━━━━━ EXERCISE DATA ━━━━━

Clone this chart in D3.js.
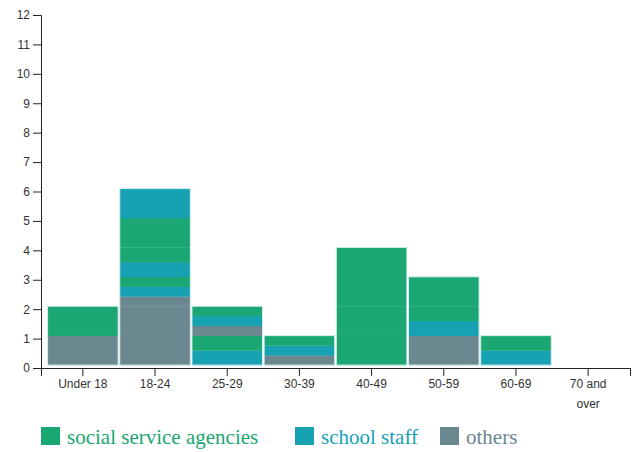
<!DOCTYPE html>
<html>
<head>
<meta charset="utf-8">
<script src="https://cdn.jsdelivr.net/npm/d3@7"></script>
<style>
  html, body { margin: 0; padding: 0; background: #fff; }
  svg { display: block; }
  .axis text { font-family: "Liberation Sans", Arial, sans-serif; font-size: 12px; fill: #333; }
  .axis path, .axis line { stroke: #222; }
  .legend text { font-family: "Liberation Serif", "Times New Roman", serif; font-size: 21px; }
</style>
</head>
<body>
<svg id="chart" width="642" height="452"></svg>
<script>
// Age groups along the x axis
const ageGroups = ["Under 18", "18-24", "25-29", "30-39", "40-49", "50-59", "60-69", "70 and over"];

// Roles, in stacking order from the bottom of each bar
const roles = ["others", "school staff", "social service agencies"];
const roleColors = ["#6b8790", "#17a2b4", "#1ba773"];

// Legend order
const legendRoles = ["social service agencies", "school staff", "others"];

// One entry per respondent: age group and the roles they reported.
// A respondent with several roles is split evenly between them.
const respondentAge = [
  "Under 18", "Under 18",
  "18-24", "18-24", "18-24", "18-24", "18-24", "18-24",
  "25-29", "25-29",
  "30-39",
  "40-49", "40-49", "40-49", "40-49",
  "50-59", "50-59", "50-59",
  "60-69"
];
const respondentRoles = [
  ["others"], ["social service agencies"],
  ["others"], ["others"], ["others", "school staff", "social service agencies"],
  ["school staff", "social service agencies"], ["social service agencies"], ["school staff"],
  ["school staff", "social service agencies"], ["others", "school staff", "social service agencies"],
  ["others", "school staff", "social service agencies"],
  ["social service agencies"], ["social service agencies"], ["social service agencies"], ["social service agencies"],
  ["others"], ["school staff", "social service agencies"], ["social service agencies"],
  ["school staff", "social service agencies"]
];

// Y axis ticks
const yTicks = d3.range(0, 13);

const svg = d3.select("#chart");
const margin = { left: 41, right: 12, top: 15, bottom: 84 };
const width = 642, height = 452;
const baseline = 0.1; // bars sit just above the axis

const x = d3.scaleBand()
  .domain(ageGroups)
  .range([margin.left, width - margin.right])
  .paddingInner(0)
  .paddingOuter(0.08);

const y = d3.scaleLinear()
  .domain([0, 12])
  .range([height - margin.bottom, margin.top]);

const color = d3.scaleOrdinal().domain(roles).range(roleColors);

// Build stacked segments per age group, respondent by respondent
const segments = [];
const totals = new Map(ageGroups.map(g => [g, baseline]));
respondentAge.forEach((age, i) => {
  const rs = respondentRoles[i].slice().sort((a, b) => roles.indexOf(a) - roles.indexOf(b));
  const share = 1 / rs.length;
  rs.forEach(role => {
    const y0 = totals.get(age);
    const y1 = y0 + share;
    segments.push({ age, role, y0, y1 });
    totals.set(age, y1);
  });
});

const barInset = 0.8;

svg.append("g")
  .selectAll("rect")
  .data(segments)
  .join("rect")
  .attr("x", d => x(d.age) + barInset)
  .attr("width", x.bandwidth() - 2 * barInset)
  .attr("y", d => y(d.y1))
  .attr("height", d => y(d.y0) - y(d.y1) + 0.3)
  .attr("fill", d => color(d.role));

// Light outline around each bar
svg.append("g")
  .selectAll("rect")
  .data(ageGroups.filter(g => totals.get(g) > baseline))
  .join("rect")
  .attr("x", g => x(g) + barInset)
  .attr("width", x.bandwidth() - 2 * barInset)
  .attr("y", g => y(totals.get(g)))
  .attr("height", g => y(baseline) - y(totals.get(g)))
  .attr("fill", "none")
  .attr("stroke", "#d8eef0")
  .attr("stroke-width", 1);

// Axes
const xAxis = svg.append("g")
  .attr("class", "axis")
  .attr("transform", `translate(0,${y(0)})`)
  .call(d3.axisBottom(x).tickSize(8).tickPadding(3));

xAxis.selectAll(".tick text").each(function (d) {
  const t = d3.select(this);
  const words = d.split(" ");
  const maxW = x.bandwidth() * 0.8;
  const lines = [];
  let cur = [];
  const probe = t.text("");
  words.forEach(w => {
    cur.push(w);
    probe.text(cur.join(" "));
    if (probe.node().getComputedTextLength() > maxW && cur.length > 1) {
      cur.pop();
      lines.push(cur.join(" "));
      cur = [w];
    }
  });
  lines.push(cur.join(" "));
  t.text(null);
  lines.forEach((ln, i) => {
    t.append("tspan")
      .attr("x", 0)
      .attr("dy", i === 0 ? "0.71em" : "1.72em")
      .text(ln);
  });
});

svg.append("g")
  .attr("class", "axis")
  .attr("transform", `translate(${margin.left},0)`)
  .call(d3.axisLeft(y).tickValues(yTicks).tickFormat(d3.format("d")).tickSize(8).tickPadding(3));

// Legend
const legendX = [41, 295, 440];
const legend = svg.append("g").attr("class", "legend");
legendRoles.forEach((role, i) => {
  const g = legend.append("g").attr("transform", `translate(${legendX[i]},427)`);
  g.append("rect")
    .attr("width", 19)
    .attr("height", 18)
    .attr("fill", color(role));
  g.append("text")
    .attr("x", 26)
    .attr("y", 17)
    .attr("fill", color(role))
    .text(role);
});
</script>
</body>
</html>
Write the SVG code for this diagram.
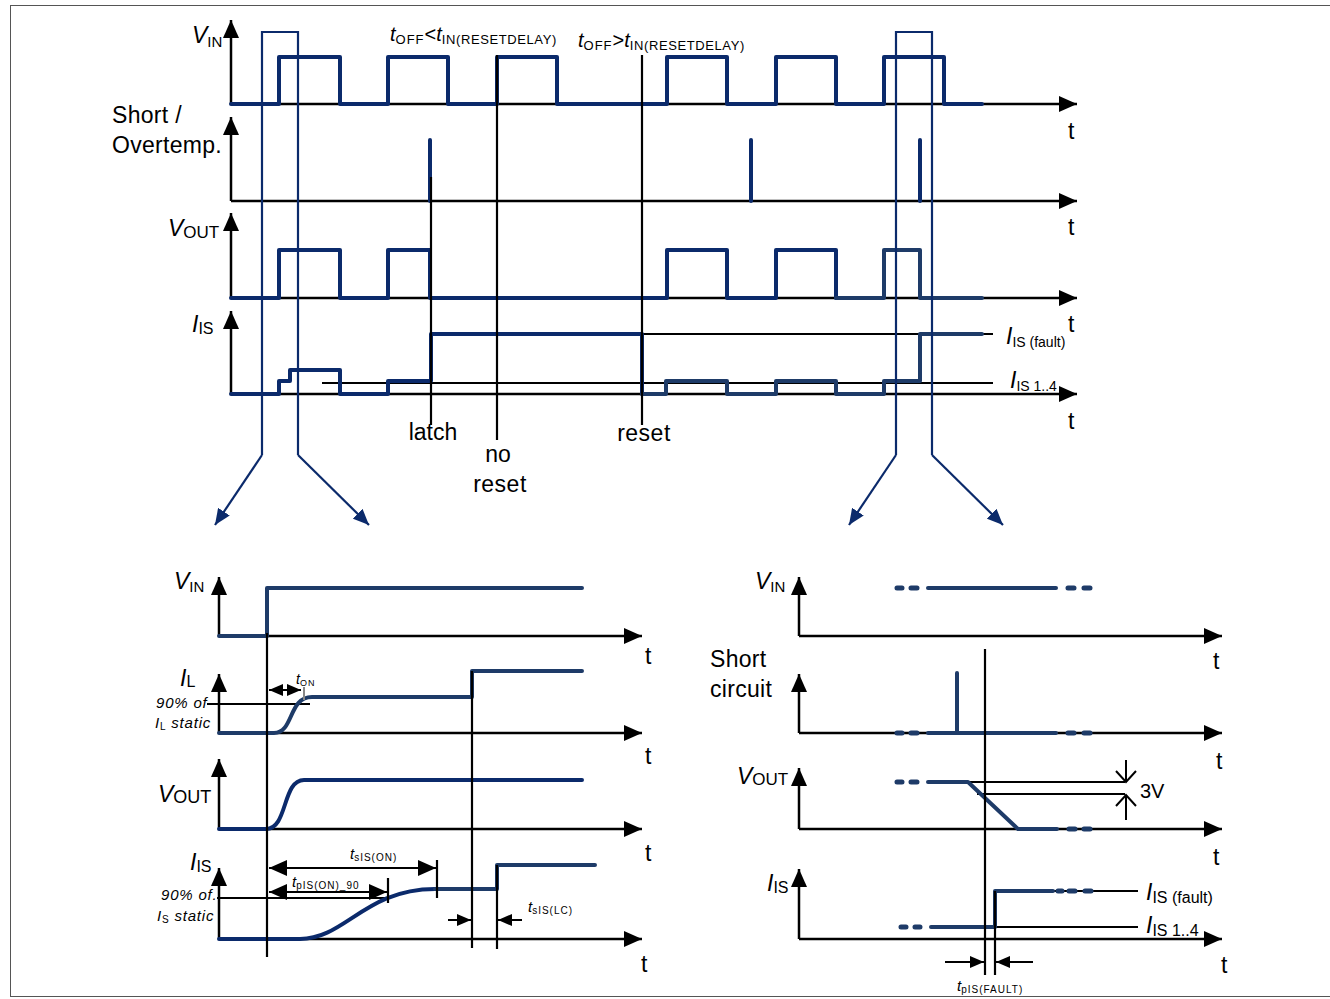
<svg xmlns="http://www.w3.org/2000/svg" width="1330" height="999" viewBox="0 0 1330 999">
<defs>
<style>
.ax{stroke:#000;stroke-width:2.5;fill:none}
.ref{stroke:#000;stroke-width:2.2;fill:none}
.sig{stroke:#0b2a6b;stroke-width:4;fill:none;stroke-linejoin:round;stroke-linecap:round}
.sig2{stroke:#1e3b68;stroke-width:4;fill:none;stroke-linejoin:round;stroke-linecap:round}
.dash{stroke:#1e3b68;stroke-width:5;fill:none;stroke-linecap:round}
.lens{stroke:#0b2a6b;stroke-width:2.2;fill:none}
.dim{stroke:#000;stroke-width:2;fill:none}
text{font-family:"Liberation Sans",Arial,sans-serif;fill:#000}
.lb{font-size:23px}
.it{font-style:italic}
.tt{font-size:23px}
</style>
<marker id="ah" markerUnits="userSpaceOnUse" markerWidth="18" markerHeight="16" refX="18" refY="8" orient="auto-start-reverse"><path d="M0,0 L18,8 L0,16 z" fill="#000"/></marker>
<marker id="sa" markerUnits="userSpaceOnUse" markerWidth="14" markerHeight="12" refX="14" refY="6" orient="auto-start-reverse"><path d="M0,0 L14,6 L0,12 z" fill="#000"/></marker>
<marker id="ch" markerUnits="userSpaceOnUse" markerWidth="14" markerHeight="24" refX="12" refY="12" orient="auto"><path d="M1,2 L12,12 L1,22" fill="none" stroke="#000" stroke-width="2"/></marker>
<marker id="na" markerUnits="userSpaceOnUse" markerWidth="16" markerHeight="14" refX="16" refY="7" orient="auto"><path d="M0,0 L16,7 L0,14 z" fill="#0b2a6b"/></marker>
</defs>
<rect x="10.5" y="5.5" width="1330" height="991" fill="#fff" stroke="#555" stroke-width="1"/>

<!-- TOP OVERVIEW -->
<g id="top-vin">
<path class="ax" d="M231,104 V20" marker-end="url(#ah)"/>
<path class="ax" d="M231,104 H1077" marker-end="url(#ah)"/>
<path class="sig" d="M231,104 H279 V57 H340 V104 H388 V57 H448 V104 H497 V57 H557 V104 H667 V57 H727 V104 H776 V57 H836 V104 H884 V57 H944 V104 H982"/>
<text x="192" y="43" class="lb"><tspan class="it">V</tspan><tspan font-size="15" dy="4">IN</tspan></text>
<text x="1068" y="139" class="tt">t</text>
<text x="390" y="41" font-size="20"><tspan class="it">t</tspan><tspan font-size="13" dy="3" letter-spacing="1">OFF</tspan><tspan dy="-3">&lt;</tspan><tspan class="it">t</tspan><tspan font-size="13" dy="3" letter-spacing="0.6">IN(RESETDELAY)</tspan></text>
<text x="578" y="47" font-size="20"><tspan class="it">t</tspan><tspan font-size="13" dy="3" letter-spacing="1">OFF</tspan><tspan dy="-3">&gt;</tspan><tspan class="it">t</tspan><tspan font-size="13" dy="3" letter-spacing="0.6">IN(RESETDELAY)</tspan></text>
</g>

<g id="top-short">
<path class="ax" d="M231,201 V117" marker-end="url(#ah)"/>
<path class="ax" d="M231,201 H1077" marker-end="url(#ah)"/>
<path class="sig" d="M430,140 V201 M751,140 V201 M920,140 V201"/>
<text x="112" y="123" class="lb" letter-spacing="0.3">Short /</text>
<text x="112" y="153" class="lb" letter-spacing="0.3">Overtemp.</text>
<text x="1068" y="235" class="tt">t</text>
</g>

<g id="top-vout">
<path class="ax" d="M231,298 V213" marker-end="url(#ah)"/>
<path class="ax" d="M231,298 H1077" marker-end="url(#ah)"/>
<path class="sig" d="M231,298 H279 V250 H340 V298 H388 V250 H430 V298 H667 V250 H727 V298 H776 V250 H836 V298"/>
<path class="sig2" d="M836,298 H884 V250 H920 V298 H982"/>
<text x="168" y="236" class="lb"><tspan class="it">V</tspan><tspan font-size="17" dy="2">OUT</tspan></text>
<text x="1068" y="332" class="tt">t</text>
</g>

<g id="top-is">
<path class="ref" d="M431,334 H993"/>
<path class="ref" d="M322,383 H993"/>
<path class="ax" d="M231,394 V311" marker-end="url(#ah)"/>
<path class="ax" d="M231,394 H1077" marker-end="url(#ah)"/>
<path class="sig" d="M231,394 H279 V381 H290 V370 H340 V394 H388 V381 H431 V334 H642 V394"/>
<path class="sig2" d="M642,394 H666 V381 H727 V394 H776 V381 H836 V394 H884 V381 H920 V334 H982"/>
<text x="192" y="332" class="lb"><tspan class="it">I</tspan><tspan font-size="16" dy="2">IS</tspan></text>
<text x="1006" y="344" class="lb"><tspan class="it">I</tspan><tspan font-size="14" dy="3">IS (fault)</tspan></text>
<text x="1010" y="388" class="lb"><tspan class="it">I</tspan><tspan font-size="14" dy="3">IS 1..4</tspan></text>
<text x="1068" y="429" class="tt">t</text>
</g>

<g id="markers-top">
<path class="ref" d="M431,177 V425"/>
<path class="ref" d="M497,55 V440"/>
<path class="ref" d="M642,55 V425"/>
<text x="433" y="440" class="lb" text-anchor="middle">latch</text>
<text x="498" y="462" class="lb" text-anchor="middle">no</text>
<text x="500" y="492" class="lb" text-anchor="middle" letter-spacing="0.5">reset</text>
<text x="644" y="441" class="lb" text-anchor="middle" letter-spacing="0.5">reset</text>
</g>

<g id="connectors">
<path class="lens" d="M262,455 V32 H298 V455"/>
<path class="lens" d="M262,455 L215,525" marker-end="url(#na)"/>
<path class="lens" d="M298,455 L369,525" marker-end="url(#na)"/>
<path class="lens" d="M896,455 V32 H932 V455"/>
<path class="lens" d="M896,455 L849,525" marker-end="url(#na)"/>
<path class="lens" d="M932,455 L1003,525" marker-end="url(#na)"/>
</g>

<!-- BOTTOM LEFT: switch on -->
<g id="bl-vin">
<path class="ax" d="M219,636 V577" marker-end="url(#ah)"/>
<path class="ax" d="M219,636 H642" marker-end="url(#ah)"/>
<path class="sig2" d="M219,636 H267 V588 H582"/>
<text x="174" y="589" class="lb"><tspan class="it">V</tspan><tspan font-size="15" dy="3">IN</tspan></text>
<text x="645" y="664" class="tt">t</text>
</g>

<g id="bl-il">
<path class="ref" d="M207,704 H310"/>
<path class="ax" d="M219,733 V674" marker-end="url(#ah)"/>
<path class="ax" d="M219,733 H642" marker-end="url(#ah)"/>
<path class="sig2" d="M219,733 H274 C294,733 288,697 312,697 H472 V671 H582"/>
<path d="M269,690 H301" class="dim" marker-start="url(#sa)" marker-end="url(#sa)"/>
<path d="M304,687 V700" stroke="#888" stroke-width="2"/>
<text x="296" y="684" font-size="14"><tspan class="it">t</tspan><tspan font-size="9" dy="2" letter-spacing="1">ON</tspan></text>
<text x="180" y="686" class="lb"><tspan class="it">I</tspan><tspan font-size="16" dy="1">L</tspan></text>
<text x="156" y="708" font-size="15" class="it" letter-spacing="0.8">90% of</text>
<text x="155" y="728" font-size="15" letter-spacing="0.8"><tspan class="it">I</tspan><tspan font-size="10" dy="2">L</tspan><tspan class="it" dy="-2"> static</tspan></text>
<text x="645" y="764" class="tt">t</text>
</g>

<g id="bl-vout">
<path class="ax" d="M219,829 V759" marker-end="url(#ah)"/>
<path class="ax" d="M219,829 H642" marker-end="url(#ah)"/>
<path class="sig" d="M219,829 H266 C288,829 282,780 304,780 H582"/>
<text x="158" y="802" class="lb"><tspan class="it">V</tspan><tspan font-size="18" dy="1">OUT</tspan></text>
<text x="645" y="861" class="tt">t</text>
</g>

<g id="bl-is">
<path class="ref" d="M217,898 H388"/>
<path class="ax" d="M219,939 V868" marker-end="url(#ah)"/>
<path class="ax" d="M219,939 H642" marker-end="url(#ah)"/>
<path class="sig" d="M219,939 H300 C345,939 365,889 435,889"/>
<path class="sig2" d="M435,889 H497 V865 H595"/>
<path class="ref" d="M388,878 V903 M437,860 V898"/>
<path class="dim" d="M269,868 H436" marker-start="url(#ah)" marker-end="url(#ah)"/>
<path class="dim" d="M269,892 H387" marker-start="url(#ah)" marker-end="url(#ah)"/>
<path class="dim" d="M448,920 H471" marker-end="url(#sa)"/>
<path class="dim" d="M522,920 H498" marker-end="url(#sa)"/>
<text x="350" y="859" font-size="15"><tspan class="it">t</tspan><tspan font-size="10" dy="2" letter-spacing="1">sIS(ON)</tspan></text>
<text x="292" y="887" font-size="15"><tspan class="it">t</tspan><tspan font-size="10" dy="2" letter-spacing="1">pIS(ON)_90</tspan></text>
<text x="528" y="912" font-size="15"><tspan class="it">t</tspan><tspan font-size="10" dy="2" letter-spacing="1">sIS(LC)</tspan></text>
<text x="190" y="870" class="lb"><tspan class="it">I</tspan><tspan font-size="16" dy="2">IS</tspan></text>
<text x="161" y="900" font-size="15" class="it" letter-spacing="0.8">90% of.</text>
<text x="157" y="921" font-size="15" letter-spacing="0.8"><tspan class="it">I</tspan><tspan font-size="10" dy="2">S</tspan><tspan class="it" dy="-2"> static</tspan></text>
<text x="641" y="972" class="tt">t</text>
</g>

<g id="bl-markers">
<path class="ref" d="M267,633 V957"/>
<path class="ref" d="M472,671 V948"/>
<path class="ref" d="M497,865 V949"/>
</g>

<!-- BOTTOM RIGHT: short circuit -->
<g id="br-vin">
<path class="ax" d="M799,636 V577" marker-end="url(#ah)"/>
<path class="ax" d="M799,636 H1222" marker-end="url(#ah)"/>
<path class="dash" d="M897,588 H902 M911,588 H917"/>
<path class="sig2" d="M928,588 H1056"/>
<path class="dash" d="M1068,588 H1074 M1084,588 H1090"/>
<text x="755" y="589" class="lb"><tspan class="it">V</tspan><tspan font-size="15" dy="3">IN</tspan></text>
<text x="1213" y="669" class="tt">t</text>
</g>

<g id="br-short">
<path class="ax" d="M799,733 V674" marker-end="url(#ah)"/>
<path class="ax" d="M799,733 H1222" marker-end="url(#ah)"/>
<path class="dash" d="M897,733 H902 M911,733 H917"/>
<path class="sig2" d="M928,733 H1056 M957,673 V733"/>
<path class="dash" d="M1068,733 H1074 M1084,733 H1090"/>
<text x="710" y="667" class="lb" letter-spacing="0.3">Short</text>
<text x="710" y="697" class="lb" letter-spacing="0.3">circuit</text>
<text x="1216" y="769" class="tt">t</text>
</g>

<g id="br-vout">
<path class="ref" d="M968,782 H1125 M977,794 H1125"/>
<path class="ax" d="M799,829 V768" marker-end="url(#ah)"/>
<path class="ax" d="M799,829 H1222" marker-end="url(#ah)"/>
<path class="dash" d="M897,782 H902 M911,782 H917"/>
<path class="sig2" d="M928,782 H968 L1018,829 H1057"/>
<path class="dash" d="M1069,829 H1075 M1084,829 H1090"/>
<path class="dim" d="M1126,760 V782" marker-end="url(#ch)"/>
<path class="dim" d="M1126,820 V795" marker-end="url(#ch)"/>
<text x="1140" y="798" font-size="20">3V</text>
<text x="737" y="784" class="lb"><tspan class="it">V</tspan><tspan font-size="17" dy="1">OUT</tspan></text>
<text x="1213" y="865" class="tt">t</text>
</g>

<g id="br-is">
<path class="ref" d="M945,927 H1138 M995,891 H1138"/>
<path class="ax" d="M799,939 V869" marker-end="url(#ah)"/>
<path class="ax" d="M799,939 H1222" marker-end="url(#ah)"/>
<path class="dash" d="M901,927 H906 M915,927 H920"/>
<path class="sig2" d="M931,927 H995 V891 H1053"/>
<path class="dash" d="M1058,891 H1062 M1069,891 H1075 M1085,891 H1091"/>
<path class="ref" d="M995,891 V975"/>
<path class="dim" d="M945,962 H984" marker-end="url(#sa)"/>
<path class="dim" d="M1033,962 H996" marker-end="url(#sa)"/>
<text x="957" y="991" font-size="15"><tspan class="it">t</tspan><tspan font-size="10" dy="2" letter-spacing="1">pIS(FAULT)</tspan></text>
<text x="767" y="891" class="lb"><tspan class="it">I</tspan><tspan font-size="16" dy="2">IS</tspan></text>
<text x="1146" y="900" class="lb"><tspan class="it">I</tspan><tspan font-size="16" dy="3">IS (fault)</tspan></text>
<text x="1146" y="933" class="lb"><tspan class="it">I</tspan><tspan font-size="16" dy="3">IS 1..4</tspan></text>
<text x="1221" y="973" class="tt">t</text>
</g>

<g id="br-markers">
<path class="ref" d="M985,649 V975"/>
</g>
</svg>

━━━━━

TASK INSTRUCTIONS: Note each line of the entries that has "chart" in it, and copy those lines.

RESPONSE BELOW:
Clone this chart in D3.js.
<svg id="chart" width="642" height="452"></svg>
const svg = d3.select("#chart");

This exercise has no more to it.